▸ Task details: Leave out the pictures, and retype only the lines from the beginning of the material through the line that contains "const yMin = 0, yMax = 100, yStep = 20;", including both.

──────── Collected material

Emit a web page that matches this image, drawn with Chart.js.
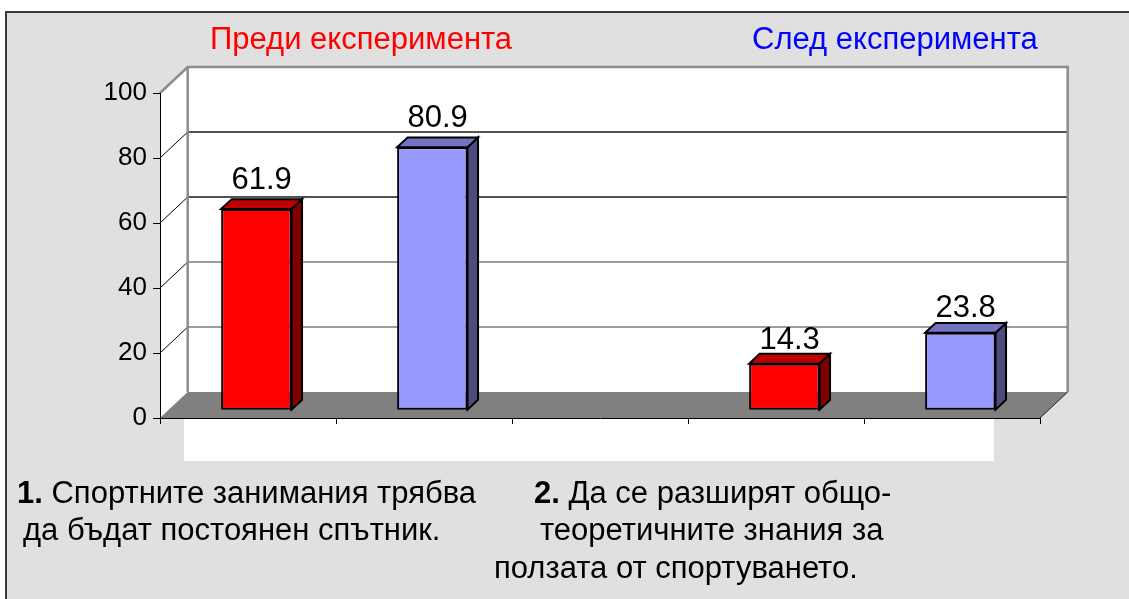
<!DOCTYPE html>
<html>
<head>
<meta charset="utf-8">
<script src="https://cdn.jsdelivr.net/npm/chart.js@4.4.1/dist/chart.umd.min.js"></script>
<style>
    html, body { margin: 0; padding: 0; background: #fff; }
    canvas { display: block; }
</style>
</head>
<body>
<canvas id="chart" width="1129" height="599"></canvas>
<script>
// chart data
const categories = ['1. Преди', '1. След', '', '2. Преди', '2. След'];
const beforeValues = [61.9, null, null, 14.3, null];
const afterValues = [null, 80.9, null, null, 23.8];
const seriesNames = ['Преди експеримента', 'След експеримента'];
const yMin = 0, yMax = 100, yStep = 20;

// captions under the chart
const note1 = ['1.', ' Спортните занимания трябва', 'да бъдат постоянен спътник.'];
const note2 = ['2.', ' Да се разширят общо-', 'теоретичните знания за', 'ползата от спортуването.'];

const FONT = "'Liberation Sans', Arial, sans-serif";
const DEPTH = { x: 27.7, y: -26 };   // floor / wall depth
const BAR_OFF = 0.3;                 // bar front face sits 30% into the depth
const BAR_DEPTH = 0.38;

const colors = {
    before: { front: '#ff0000', top: '#bf0000', side: '#800000' },
    after: { front: '#9999ff', top: '#7373bf', side: '#4c4c80' }
};

// background, frame, walls and floor
const wallsPlugin = {
    id: 'walls',
    beforeDraw(chart) {
        const { ctx, chartArea: a, scales: { y } } = chart;
        const bl = a.left + DEPTH.x, br = a.right + DEPTH.x;
        const bt = a.top + DEPTH.y, bb = a.bottom + DEPTH.y;
        ctx.save();
        ctx.fillStyle = '#fff';
        ctx.fillRect(0, 0, chart.width, chart.height);

        // grey chart area with dark frame
        ctx.fillStyle = '#e0e0e0';
        ctx.fillRect(6, 12, chart.width, chart.height);
        ctx.strokeStyle = '#3a3a3a';
        ctx.lineWidth = 2;
        ctx.beginPath();
        ctx.moveTo(6, chart.height);
        ctx.lineTo(6, 12);
        ctx.lineTo(chart.width, 12);
        ctx.stroke();

        // white plot area (only visible below the floor)
        ctx.fillStyle = '#fff';
        ctx.fillRect(184, bb, 810, 461 - bb);

        // back wall + left side wall
        ctx.fillRect(bl, bt, br - bl, bb - bt);
        ctx.beginPath();
        ctx.moveTo(a.left, a.top);
        ctx.lineTo(bl, bt);
        ctx.lineTo(bl, bb);
        ctx.lineTo(a.left, a.bottom);
        ctx.closePath();
        ctx.fill();

        // gridlines on the back wall and the side wall
        for (let v = yMin + yStep; v < yMax; v += yStep) {
            const py = y.getPixelForValue(v);
            ctx.strokeStyle = v >= 60 ? '#1a1a1a' : '#7a7a7a';
            ctx.lineWidth = 1.5;
            ctx.beginPath();
            ctx.moveTo(bl, py + DEPTH.y);
            ctx.lineTo(br, py + DEPTH.y);
            ctx.stroke();
            ctx.strokeStyle = '#000';
            ctx.lineWidth = 1;
            ctx.beginPath();
            ctx.moveTo(a.left, py);
            ctx.lineTo(bl, py + DEPTH.y);
            ctx.stroke();
        }

        // wall edges
        ctx.strokeStyle = '#8c8c8c';
        ctx.lineWidth = 2.5;
        ctx.beginPath();
        ctx.moveTo(a.left, a.top);
        ctx.lineTo(bl, bt);
        ctx.lineTo(br, bt);
        ctx.lineTo(br, bb);
        ctx.moveTo(bl, bt);
        ctx.lineTo(bl, bb);
        ctx.stroke();

        // floor
        ctx.fillStyle = '#808080';
        ctx.beginPath();
        ctx.moveTo(a.left, a.bottom);
        ctx.lineTo(a.right, a.bottom);
        ctx.lineTo(br, bb);
        ctx.lineTo(bl, bb);
        ctx.closePath();
        ctx.fill();
        ctx.strokeStyle = '#222';
        ctx.lineWidth = 1;
        ctx.beginPath();
        ctx.moveTo(a.right, a.bottom);
        ctx.lineTo(br, bb);
        ctx.stroke();
        ctx.restore();
    }
};

// 3D bars: shift the front face into the depth, then add top and side faces
const barsPlugin = {
    id: 'bars3d',
    beforeDatasetsDraw(chart) {
        chart.ctx.save();
        chart.ctx.translate(DEPTH.x * BAR_OFF, DEPTH.y * BAR_OFF);
    },
    afterDatasetsDraw(chart) {
        const ctx = chart.ctx;
        ctx.restore();
        const ox = DEPTH.x * BAR_OFF, oy = DEPTH.y * BAR_OFF;
        const dx = DEPTH.x * BAR_DEPTH, dy = DEPTH.y * BAR_DEPTH;
        ctx.save();
        ctx.lineWidth = 2;
        ctx.strokeStyle = '#000';
        ctx.lineJoin = 'miter';
        chart.data.datasets.forEach((ds, di) => {
            const pal = di === 0 ? colors.before : colors.after;
            chart.getDatasetMeta(di).data.forEach((el, i) => {
                const v = ds.data[i];
                if (v == null) return;
                const p = el.getProps(['x', 'y', 'base', 'width'], true);
                const l = p.x - p.width / 2 + ox, r = p.x + p.width / 2 + ox;
                const t = p.y + oy, b = p.base + oy;

                // side face
                ctx.fillStyle = pal.side;
                ctx.beginPath();
                ctx.moveTo(r, t);
                ctx.lineTo(r + dx, t + dy);
                ctx.lineTo(r + dx, b + dy);
                ctx.lineTo(r, b);
                ctx.closePath();
                ctx.fill();
                ctx.stroke();

                // top face
                ctx.fillStyle = pal.top;
                ctx.beginPath();
                ctx.moveTo(l, t);
                ctx.lineTo(l + dx, t + dy);
                ctx.lineTo(r + dx, t + dy);
                ctx.lineTo(r, t);
                ctx.closePath();
                ctx.fill();
                ctx.stroke();

                // value label
                ctx.fillStyle = '#000';
                ctx.font = `31px ${FONT}`;
                ctx.textAlign = 'center';
                ctx.textBaseline = 'alphabetic';
                const gap = Math.min(3 + 0.13 * v, 10.5);
                ctx.fillText(String(v), (l + r) / 2 + dx / 2, t + dy - gap);
            });
        });
        ctx.restore();
    }
};

// legend texts and captions
const textPlugin = {
    id: 'texts',
    afterDraw(chart) {
        const ctx = chart.ctx;
        ctx.save();
        ctx.textBaseline = 'alphabetic';
        ctx.textAlign = 'left';
        ctx.font = `31px ${FONT}`;
        ctx.fillStyle = colors.before.front;
        ctx.fillText(seriesNames[0], 210, 49);
        ctx.fillStyle = '#0000ff';
        ctx.fillText(seriesNames[1], 752, 49);

        ctx.fillStyle = '#000';
        const boldLead = (lead, rest, x, yy) => {
            ctx.font = `bold 31px ${FONT}`;
            ctx.fillText(lead, x, yy);
            const w = ctx.measureText(lead).width;
            ctx.font = `31px ${FONT}`;
            ctx.fillText(rest, x + w, yy);
        };
        boldLead(note1[0], note1[1], 17, 503);
        ctx.fillText(note1[2], 23, 540);
        boldLead(note2[0], note2[1], 534, 503);
        ctx.fillText(note2[2], 540, 540);
        ctx.fillText(note2[3], 494, 578);
        ctx.restore();
    }
};

new Chart(document.getElementById('chart'), {
    type: 'bar',
    data: {
        labels: categories,
        datasets: [
            {
                label: seriesNames[0],
                data: beforeValues,
                backgroundColor: colors.before.front,
                borderColor: '#000',
                borderWidth: 2,
                borderSkipped: false
            },
            {
                label: seriesNames[1],
                data: afterValues,
                backgroundColor: colors.after.front,
                borderColor: '#000',
                borderWidth: 2,
                borderSkipped: false
            }
        ]
    },
    options: {
        responsive: false,
        animation: false,
        events: [],
        grouped: false,
        categoryPercentage: 1,
        barPercentage: 0.4,
        clip: false,
        layout: { padding: { left: 100, right: 89, top: 93, bottom: 0 } },
        plugins: {
            legend: { display: false },
            tooltip: { enabled: false }
        },
        scales: {
            x: {
                ticks: { display: false },
                grid: { offset: true, drawOnChartArea: false, tickLength: 6, color: '#000' },
                border: { color: '#000', width: 1 },
                afterFit: (s) => { s.height = 181; }
            },
            y: {
                min: yMin,
                max: yMax,
                ticks: {
                    stepSize: yStep,
                    color: '#000',
                    padding: 6,
                    font: { family: FONT, size: 26 }
                },
                grid: { drawOnChartArea: false, tickLength: 7, color: '#000' },
                border: { color: '#000', width: 1 },
                afterFit: (s) => { s.width = 60; }
            }
        }
    },
    plugins: [wallsPlugin, barsPlugin, textPlugin]
});
</script>
</body>
</html>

────────────────

▸ Response to this task:
Emit a web page that matches this image, drawn with Chart.js.
<!DOCTYPE html>
<html>
<head>
<meta charset="utf-8">
<script src="https://cdn.jsdelivr.net/npm/chart.js@4.4.1/dist/chart.umd.min.js"></script>
<style>
    html, body { margin: 0; padding: 0; background: #fff; }
    canvas { display: block; }
</style>
</head>
<body>
<canvas id="chart" width="1129" height="599"></canvas>
<script>
// chart data
const categories = ['1. Преди', '1. След', '', '2. Преди', '2. След'];
const beforeValues = [61.9, null, null, 14.3, null];
const afterValues = [null, 80.9, null, null, 23.8];
const seriesNames = ['Преди експеримента', 'След експеримента'];
const yMin = 0, yMax = 100, yStep = 20;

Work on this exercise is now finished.